● What to work on
Write out again, word for word, the lines below from the line that holds "Output the Python" through the line that holds "82.9, 83.3, 81.5]", omitting pictures.

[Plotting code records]
============================================================
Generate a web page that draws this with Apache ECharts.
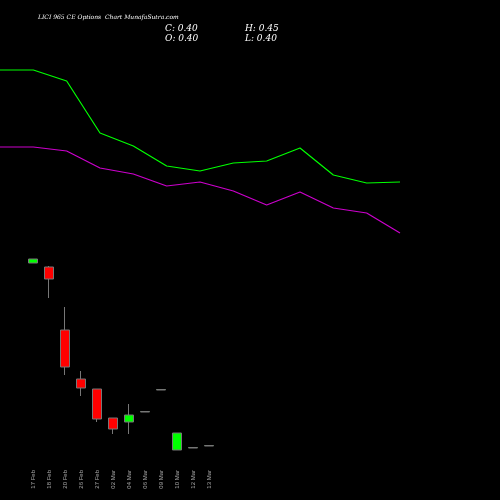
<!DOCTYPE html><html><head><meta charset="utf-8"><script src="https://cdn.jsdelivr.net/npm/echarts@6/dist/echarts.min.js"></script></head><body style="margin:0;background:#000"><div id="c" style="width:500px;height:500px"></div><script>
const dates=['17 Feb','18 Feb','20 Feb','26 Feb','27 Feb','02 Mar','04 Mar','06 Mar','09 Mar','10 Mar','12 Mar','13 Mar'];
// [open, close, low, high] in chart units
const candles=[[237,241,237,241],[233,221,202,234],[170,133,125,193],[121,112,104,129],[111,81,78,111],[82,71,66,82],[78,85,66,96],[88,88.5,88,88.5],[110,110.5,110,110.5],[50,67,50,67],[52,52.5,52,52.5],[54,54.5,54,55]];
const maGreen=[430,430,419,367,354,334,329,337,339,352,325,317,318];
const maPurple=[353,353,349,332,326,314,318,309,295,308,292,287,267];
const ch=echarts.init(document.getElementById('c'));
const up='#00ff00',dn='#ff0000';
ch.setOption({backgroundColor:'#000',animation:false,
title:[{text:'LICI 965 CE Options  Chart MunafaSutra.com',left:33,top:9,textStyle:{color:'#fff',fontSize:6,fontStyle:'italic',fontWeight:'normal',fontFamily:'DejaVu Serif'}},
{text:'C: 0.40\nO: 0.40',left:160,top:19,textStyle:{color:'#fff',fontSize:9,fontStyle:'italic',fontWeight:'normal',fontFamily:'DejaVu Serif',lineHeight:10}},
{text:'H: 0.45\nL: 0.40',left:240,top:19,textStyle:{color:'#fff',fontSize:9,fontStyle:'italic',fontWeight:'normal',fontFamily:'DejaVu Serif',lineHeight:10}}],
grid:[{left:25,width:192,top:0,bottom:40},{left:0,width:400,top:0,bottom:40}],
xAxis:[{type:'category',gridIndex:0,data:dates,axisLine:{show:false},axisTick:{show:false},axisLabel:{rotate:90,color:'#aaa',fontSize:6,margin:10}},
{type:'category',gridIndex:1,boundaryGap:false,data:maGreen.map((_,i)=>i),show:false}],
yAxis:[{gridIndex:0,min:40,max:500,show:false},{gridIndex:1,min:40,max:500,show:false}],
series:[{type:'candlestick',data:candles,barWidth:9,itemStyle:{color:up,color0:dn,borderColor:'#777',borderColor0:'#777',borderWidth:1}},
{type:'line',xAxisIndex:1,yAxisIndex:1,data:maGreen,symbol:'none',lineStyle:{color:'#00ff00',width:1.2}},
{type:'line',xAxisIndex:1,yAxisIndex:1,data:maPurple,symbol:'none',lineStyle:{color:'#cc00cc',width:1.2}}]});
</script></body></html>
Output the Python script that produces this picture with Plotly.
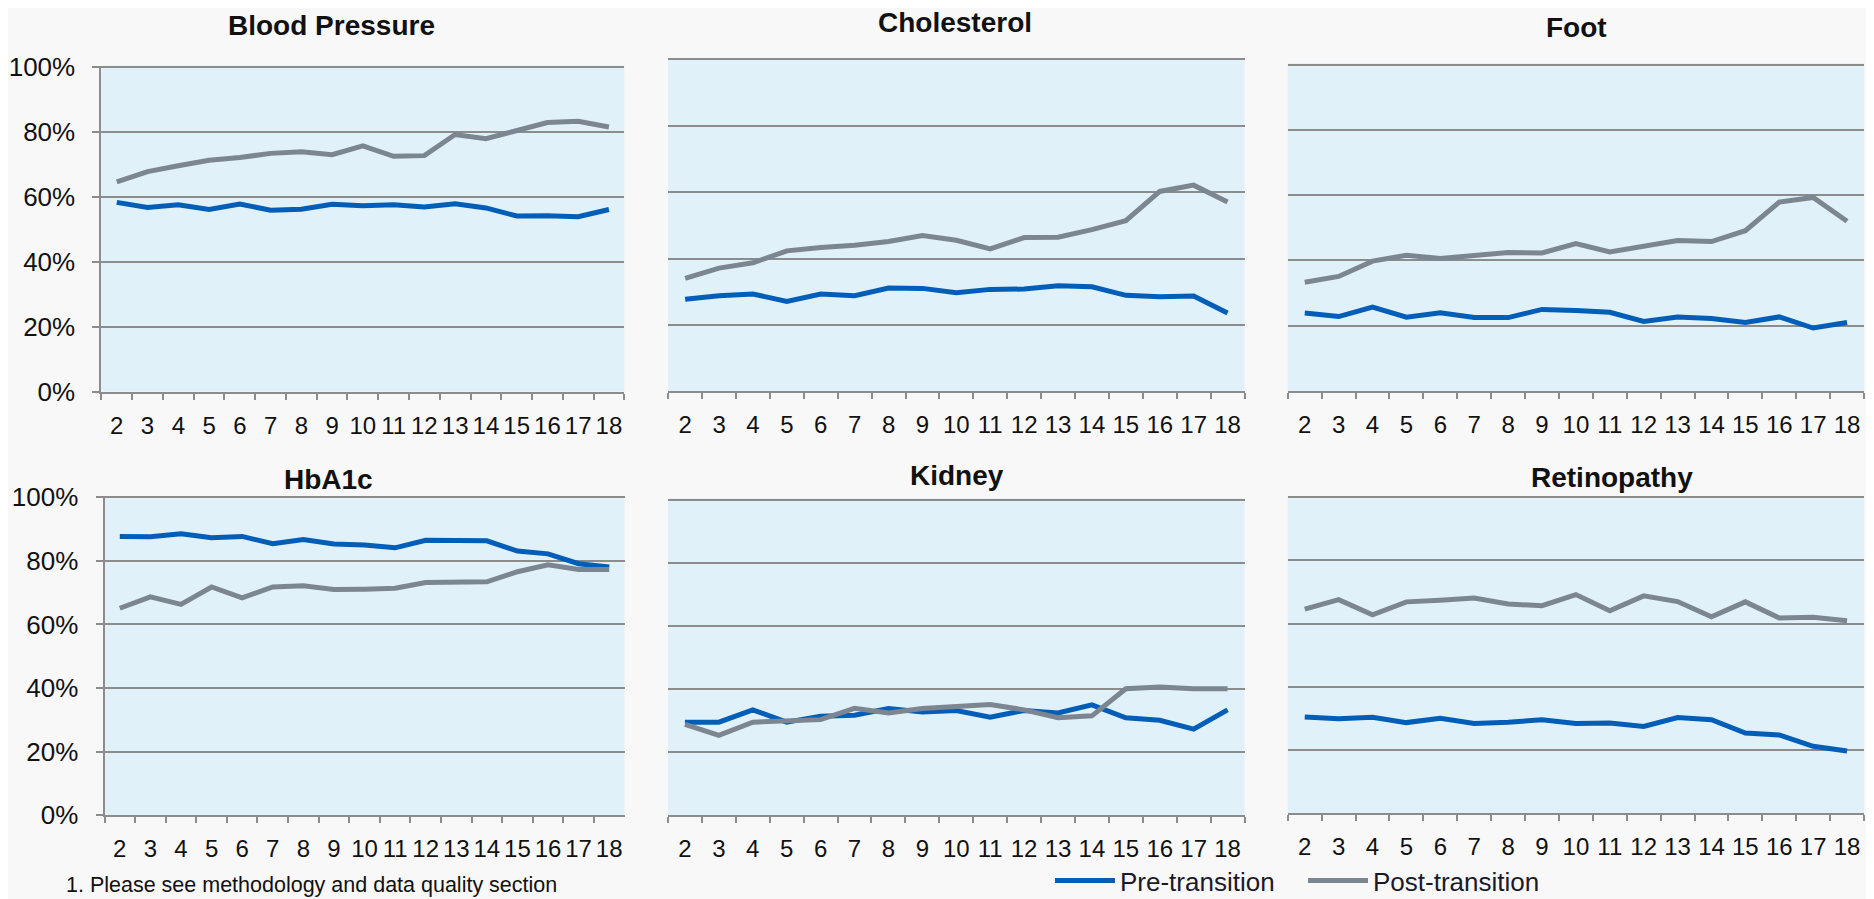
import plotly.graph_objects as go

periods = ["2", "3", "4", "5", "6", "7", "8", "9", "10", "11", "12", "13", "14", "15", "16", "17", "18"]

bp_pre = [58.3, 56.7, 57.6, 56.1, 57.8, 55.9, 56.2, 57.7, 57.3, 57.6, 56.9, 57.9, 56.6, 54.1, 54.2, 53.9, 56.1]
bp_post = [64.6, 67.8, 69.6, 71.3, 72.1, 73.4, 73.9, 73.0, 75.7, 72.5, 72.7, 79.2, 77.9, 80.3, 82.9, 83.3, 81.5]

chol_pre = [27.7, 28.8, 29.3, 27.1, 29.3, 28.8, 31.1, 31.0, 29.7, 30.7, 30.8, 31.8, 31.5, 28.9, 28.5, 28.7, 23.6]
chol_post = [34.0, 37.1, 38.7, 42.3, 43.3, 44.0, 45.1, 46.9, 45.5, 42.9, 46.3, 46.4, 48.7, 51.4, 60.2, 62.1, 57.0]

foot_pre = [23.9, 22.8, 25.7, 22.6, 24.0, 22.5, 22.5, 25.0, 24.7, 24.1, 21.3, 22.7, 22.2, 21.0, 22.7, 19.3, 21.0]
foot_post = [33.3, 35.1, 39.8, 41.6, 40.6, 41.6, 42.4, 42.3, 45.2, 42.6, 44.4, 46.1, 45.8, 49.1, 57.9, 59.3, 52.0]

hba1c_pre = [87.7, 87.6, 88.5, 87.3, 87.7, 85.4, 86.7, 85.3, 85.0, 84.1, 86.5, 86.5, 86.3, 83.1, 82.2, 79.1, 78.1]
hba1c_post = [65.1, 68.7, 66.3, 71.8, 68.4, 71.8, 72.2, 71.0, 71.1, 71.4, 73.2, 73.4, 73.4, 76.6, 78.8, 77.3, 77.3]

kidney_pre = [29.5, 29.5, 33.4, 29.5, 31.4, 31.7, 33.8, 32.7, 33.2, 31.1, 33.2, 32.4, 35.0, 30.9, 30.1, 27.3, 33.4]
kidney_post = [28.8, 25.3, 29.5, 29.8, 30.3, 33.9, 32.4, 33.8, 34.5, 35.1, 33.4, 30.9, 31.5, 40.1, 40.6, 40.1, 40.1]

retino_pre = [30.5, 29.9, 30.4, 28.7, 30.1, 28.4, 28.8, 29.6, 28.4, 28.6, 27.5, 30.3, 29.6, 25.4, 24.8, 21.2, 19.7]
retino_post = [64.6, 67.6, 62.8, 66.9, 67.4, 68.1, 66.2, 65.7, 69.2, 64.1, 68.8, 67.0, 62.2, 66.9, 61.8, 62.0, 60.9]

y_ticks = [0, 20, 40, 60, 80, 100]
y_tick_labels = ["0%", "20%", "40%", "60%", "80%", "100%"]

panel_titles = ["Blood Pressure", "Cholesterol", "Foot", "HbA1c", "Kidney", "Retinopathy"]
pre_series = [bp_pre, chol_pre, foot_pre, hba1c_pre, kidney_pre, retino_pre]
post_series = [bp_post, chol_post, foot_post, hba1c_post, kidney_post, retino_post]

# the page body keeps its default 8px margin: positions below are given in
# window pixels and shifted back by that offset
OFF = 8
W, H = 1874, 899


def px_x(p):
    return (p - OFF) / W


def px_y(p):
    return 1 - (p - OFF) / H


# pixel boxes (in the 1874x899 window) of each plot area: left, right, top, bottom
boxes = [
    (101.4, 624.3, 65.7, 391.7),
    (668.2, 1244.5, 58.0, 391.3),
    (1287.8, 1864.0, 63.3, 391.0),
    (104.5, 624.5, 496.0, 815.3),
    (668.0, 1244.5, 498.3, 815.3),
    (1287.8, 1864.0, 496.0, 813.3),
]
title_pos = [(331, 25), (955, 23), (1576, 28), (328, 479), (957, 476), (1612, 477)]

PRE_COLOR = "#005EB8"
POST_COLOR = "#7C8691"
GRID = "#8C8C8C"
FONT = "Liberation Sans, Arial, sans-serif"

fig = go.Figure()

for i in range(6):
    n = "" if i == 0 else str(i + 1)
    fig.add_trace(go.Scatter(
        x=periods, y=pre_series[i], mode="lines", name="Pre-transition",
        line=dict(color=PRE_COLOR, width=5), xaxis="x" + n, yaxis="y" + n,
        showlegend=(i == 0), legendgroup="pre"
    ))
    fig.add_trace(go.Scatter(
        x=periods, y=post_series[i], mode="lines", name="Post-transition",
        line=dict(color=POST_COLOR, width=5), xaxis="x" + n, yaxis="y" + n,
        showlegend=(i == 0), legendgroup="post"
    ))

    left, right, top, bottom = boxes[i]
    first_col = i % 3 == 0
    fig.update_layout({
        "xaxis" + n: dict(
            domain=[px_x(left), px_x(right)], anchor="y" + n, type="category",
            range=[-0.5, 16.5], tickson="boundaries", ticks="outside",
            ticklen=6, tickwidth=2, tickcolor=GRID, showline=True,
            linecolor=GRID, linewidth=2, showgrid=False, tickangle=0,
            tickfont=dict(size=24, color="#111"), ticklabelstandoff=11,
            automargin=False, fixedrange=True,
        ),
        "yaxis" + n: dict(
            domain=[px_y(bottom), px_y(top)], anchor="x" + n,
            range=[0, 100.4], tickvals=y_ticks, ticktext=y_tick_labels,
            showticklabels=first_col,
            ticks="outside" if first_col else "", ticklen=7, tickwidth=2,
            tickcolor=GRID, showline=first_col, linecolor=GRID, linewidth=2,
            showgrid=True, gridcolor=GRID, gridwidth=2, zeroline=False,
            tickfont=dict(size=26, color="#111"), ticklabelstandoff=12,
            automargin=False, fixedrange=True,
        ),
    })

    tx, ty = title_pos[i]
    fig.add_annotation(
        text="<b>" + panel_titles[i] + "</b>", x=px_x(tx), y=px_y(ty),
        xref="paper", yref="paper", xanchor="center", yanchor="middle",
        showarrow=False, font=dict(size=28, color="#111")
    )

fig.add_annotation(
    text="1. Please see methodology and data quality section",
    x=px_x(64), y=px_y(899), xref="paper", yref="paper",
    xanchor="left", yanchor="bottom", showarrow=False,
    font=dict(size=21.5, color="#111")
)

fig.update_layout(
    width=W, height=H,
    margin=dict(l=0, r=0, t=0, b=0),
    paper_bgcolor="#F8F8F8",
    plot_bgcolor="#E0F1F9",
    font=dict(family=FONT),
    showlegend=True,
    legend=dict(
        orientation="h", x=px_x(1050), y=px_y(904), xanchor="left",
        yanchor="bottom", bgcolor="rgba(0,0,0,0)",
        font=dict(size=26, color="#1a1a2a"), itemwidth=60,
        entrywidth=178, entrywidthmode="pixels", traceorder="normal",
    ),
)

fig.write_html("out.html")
============================================================
● Reply
Output the Python script that produces this picture with Plotly.
import plotly.graph_objects as go

periods = ["2", "3", "4", "5", "6", "7", "8", "9", "10", "11", "12", "13", "14", "15", "16", "17", "18"]

bp_pre = [58.3, 56.7, 57.6, 56.1, 57.8, 55.9, 56.2, 57.7, 57.3, 57.6, 56.9, 57.9, 56.6, 54.1, 54.2, 53.9, 56.1]
bp_post = [64.6, 67.8, 69.6, 71.3, 72.1, 73.4, 73.9, 73.0, 75.7, 72.5, 72.7, 79.2, 77.9, 80.3, 82.9, 83.3, 81.5]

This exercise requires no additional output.